» **Written exercise**:
Return each line of the listing below, unchanged, and omit the images.

» **Collected data**:
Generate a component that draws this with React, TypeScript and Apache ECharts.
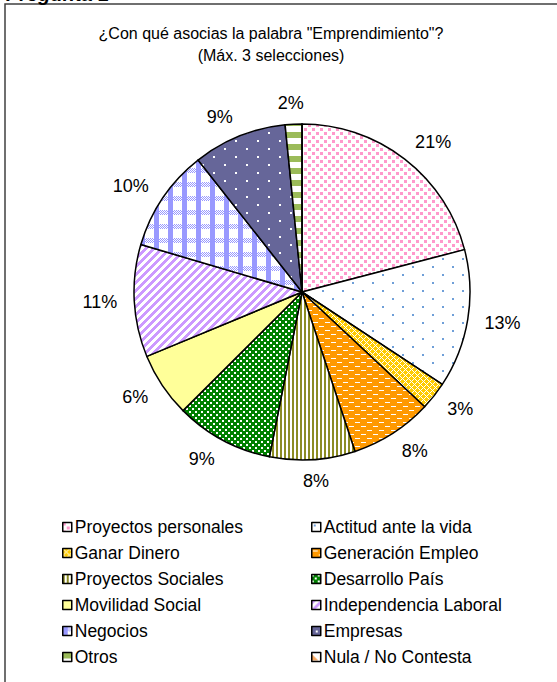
import React, { useEffect, useRef } from "react";
import * as echarts from "echarts";

const titleLines = ['¿Con qué asocias la palabra "Emprendimiento"?', "(Máx. 3 selecciones)"];
const categories = [
  "Proyectos personales",
  "Actitud ante la vida",
  "Ganar Dinero",
  "Generación Empleo",
  "Proyectos Sociales",
  "Desarrollo País",
  "Movilidad Social",
  "Independencia Laboral",
  "Negocios",
  "Empresas",
  "Otros",
  "Nula / No Contesta",
];
const values = [20.9, 13.3, 2.7, 7.9, 8.2, 9.4, 6.2, 10.8, 9.8, 9.0, 1.6, 0];

type Px = (x: number, y: number) => string | null;

function makePattern(w: number, h: number, bg: string, px: Px) {
  const c = document.createElement("canvas");
  c.width = w;
  c.height = h;
  const ctx = c.getContext("2d")!;
  ctx.fillStyle = bg;
  ctx.fillRect(0, 0, w, h);
  for (let y = 0; y < h; y++) {
    for (let x = 0; x < w; x++) {
      const col = px(x, y);
      if (col) {
        ctx.fillStyle = col;
        ctx.fillRect(x, y, 1, 1);
      }
    }
  }
  return { image: c.toDataURL(), repeat: "repeat", imageWidth: w, imageHeight: h } as any;
}

function buildPatterns() {
  const pink = "#FF99CC";
  return [
    makePattern(8, 8, "#ffffff", (x, y) =>
      (x < 3 && y < 3) || (x >= 4 && x < 7 && y >= 4 && y < 7) ? pink : null
    ),
    makePattern(20, 16, "#ffffff", (x, y) =>
      (x >= 2 && x < 4 && y >= 2 && y < 4) || (x >= 12 && x < 14 && y >= 10 && y < 12) ? "#6F9FD8" : null
    ),
    makePattern(6, 6, "#FFCC00", (x, y) => ((x + y) % 6 === 0 || (x - y + 6) % 6 === 0 ? "#ffffff" : null)),
    makePattern(12, 8, "#FF9900", (x, y) =>
      (y === 2 && x >= 1 && x < 6) || (y === 6 && x >= 7 && x < 12) ? "#ffffff" : null
    ),
    makePattern(4, 4, "#ffffff", (x) => (x < 2 ? "#8C8C24" : null)),
    makePattern(6, 6, "#008000", (x, y) =>
      (x < 2 && y < 2) || (x >= 3 && x < 5 && y >= 3 && y < 5) ? "#ffffff" : null
    ),
    makePattern(4, 4, "#FFFF99", () => null),
    makePattern(8, 8, "#ffffff", (x, y) => ((x + y) % 8 < 4 ? "#CC99FF" : null)),
    makePattern(14, 14, "#ffffff", (x, y) => {
      if (x < 5) return "#9999FF";
      if (y < 5 && (x + y) % 2 === 0) return "#9999FF";
      return null;
    }),
    makePattern(22, 16, "#666699", (x, y) =>
      (x >= 4 && x < 6 && y >= 4 && y < 6) || (x >= 15 && x < 17 && y >= 12 && y < 14) ? "#ffffff" : null
    ),
    makePattern(8, 12, "#9BBB59", (_x, y) => (y >= 6 ? "#ffffff" : null)),
    makePattern(8, 8, "#ffffff", (x, y) => (x + (7 - y) < 6 ? "#F8A860" : null)),
  ];
}

const CX = 302;
const CY = 292;
const R = 168;
const LABEL_GAP = 12;
const LABEL_GAP_X = 17;

export default function App() {
  const ref = useRef<HTMLDivElement>(null);
  useEffect(() => {
    if (!ref.current) return;
    const chart = echarts.init(ref.current, undefined, { renderer: "svg" });
    const patterns = buildPatterns();
    const total = values.reduce((a, b) => a + b, 0);
    const cum: number[] = [];
    values.reduce((acc, v, i) => {
      cum[i] = acc;
      return acc + v;
    }, 0);
    const data = categories.map((name, i) => ({
      name,
      value: values[i],
      itemStyle: { color: patterns[i] },
      label: values[i] === 0 ? { show: false } : undefined,
    }));
    const font = "Arial, 'Liberation Sans', sans-serif";
    const legendCommon = {
      orient: "vertical" as const,
      icon: "rect",
      itemWidth: 9,
      itemHeight: 9,
      itemGap: 8,
      selectedMode: false,
      itemStyle: { borderColor: "#000", borderWidth: 1.5 },
      textStyle: { fontFamily: font, fontSize: 17.5, color: "#000", lineHeight: 18, padding: [0, 0, 0, -2] },
    };
    chart.setOption({
      animation: false,
      backgroundColor: "#ffffff",
      title: {
        text: titleLines.join("\n"),
        left: 266,
        top: 17,
        textAlign: "center",
        textStyle: { fontFamily: font, fontSize: 16, fontWeight: "normal", color: "#000", lineHeight: 22 },
      },
      legend: [
        { ...legendCommon, left: 57, top: 513, data: categories.filter((_, i) => i % 2 === 0) },
        { ...legendCommon, left: 306, top: 513, data: categories.filter((_, i) => i % 2 === 1) },
      ],
      graphic: [
        {
          type: "rect",
          shape: { x: 5, y: 4, width: 600, height: 700 },
          style: { fill: "none", stroke: "#404040", lineWidth: 1.5 },
          silent: true,
        },
        {
          type: "text",
          x: 6,
          y: -16,
          style: { text: "Pregunta 1", font: "italic bold 20px Arial, 'Liberation Sans', sans-serif", fill: "#000" },
          silent: true,
        },
      ],
      series: [
        {
          type: "pie",
          center: [CX, CY],
          radius: R,
          startAngle: 90,
          clockwise: true,
          avoidLabelOverlap: false,
          itemStyle: { borderColor: "#000", borderWidth: 1.5 },
          label: {
            show: true,
            position: "outside",
            fontFamily: font,
            fontSize: 18,
            color: "#000",
            formatter: (p: any) => Math.round(p.percent) + "%",
          },
          labelLine: { show: false, length: 14, length2: 0 },
          labelLayout: (p: any) => {
            const i = p.dataIndex;
            const mid = ((cum[i] + values[i] / 2) / total) * Math.PI * 2;
            const ux = Math.sin(mid);
            const uy = -Math.cos(mid);
            const w = p.labelRect.width;
            const h = p.labelRect.height;
            const k = Math.max(-1, Math.min(1, ux * 3));
            return {
              x: CX + ux * (R + LABEL_GAP_X) + (k * w) / 2,
              y: CY + uy * (R + LABEL_GAP) + (uy * h) / 2,
              align: "center",
              verticalAlign: "middle",
            };
          },
          emphasis: { disabled: true },
          data,
        },
      ],
    });
    return () => chart.dispose();
  }, []);
  return (
    <div
      ref={ref}
      style={{ position: "fixed", left: 0, top: 0, width: 557, height: 682, background: "#fff" }}
    />
  );
}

» **Task response**:
Generate a component that draws this with React, TypeScript and Apache ECharts.
import React, { useEffect, useRef } from "react";
import * as echarts from "echarts";

const titleLines = ['¿Con qué asocias la palabra "Emprendimiento"?', "(Máx. 3 selecciones)"];
const categories = [
  "Proyectos personales",
  "Actitud ante la vida",
  "Ganar Dinero",
  "Generación Empleo",
  "Proyectos Sociales",
  "Desarrollo País",
  "Movilidad Social",
  "Independencia Laboral",
  "Negocios",
  "Empresas",
  "Otros",
  "Nula / No Contesta",
];
const values = [20.9, 13.3, 2.7, 7.9, 8.2, 9.4, 6.2, 10.8, 9.8, 9.0, 1.6, 0];

type Px = (x: number, y: number) => string | null;

function makePattern(w: number, h: number, bg: string, px: Px) {
  const c = document.createElement("canvas");
  c.width = w;
  c.height = h;
  const ctx = c.getContext("2d")!;
  ctx.fillStyle = bg;
  ctx.fillRect(0, 0, w, h);
  for (let y = 0; y < h; y++) {
    for (let x = 0; x < w; x++) {
      const col = px(x, y);
      if (col) {
        ctx.fillStyle = col;
        ctx.fillRect(x, y, 1, 1);
      }
    }
  }
  return { image: c.toDataURL(), repeat: "repeat", imageWidth: w, imageHeight: h } as any;
}

function buildPatterns() {
  const pink = "#FF99CC";
  return [
    makePattern(8, 8, "#ffffff", (x, y) =>
      (x < 3 && y < 3) || (x >= 4 && x < 7 && y >= 4 && y < 7) ? pink : null
    ),
    makePattern(20, 16, "#ffffff", (x, y) =>
      (x >= 2 && x < 4 && y >= 2 && y < 4) || (x >= 12 && x < 14 && y >= 10 && y < 12) ? "#6F9FD8" : null
    ),
    makePattern(6, 6, "#FFCC00", (x, y) => ((x + y) % 6 === 0 || (x - y + 6) % 6 === 0 ? "#ffffff" : null)),
    makePattern(12, 8, "#FF9900", (x, y) =>
      (y === 2 && x >= 1 && x < 6) || (y === 6 && x >= 7 && x < 12) ? "#ffffff" : null
    ),
    makePattern(4, 4, "#ffffff", (x) => (x < 2 ? "#8C8C24" : null)),
    makePattern(6, 6, "#008000", (x, y) =>
      (x < 2 && y < 2) || (x >= 3 && x < 5 && y >= 3 && y < 5) ? "#ffffff" : null
    ),
    makePattern(4, 4, "#FFFF99", () => null),
    makePattern(8, 8, "#ffffff", (x, y) => ((x + y) % 8 < 4 ? "#CC99FF" : null)),
    makePattern(14, 14, "#ffffff", (x, y) => {
      if (x < 5) return "#9999FF";
      if (y < 5 && (x + y) % 2 === 0) return "#9999FF";
      return null;
    }),
    makePattern(22, 16, "#666699", (x, y) =>
      (x >= 4 && x < 6 && y >= 4 && y < 6) || (x >= 15 && x < 17 && y >= 12 && y < 14) ? "#ffffff" : null
    ),
    makePattern(8, 12, "#9BBB59", (_x, y) => (y >= 6 ? "#ffffff" : null)),
    makePattern(8, 8, "#ffffff", (x, y) => (x + (7 - y) < 6 ? "#F8A860" : null)),
  ];
}

const CX = 302;
const CY = 292;
const R = 168;
const LABEL_GAP = 12;
const LABEL_GAP_X = 17;

export default function App() {
  const ref = useRef<HTMLDivElement>(null);
  useEffect(() => {
    if (!ref.current) return;
    const chart = echarts.init(ref.current, undefined, { renderer: "svg" });
    const patterns = buildPatterns();
    const total = values.reduce((a, b) => a + b, 0);
    const cum: number[] = [];
    values.reduce((acc, v, i) => {
      cum[i] = acc;
      return acc + v;
    }, 0);
    const data = categories.map((name, i) => ({
      name,
      value: values[i],
      itemStyle: { color: patterns[i] },
      label: values[i] === 0 ? { show: false } : undefined,
    }));
    const font = "Arial, 'Liberation Sans', sans-serif";
    const legendCommon = {
      orient: "vertical" as const,
      icon: "rect",
      itemWidth: 9,
      itemHeight: 9,
      itemGap: 8,
      selectedMode: false,
      itemStyle: { borderColor: "#000", borderWidth: 1.5 },
      textStyle: { fontFamily: font, fontSize: 17.5, color: "#000", lineHeight: 18, padding: [0, 0, 0, -2] },
    };
    chart.setOption({
      animation: false,
      backgroundColor: "#ffffff",
      title: {
        text: titleLines.join("\n"),
        left: 266,
        top: 17,
        textAlign: "center",
        textStyle: { fontFamily: font, fontSize: 16, fontWeight: "normal", color: "#000", lineHeight: 22 },
      },
      legend: [
        { ...legendCommon, left: 57, top: 513, data: categories.filter((_, i) => i % 2 === 0) },
        { ...legendCommon, left: 306, top: 513, data: categories.filter((_, i) => i % 2 === 1) },
      ],
      graphic: [
        {
          type: "rect",
          shape: { x: 5, y: 4, width: 600, height: 700 },
          style: { fill: "none", stroke: "#404040", lineWidth: 1.5 },
          silent: true,
        },
        {
          type: "text",
          x: 6,
          y: -16,
          style: { text: "Pregunta 1", font: "italic bold 20px Arial, 'Liberation Sans', sans-serif", fill: "#000" },
          silent: true,
        },
      ],
      series: [
        {
          type: "pie",
          center: [CX, CY],
          radius: R,
          startAngle: 90,
          clockwise: true,
          avoidLabelOverlap: false,
          itemStyle: { borderColor: "#000", borderWidth: 1.5 },
          label: {
            show: true,
            position: "outside",
            fontFamily: font,
            fontSize: 18,
            color: "#000",
            formatter: (p: any) => Math.round(p.percent) + "%",
          },
          labelLine: { show: false, length: 14, length2: 0 },
          labelLayout: (p: any) => {
            const i = p.dataIndex;
            const mid = ((cum[i] + values[i] / 2) / total) * Math.PI * 2;
            const ux = Math.sin(mid);
            const uy = -Math.cos(mid);
            const w = p.labelRect.width;
            const h = p.labelRect.height;
            const k = Math.max(-1, Math.min(1, ux * 3));
            return {
              x: CX + ux * (R + LABEL_GAP_X) + (k * w) / 2,
              y: CY + uy * (R + LABEL_GAP) + (uy * h) / 2,
              align: "center",
              verticalAlign: "middle",
            };
          },
          emphasis: { disabled: true },
          data,
        },
      ],
    });
    return () => chart.dispose();
  }, []);
  return (
    <div
      ref={ref}
      style={{ position: "fixed", left: 0, top: 0, width: 557, height: 682, background: "#fff" }}
    />
  );
}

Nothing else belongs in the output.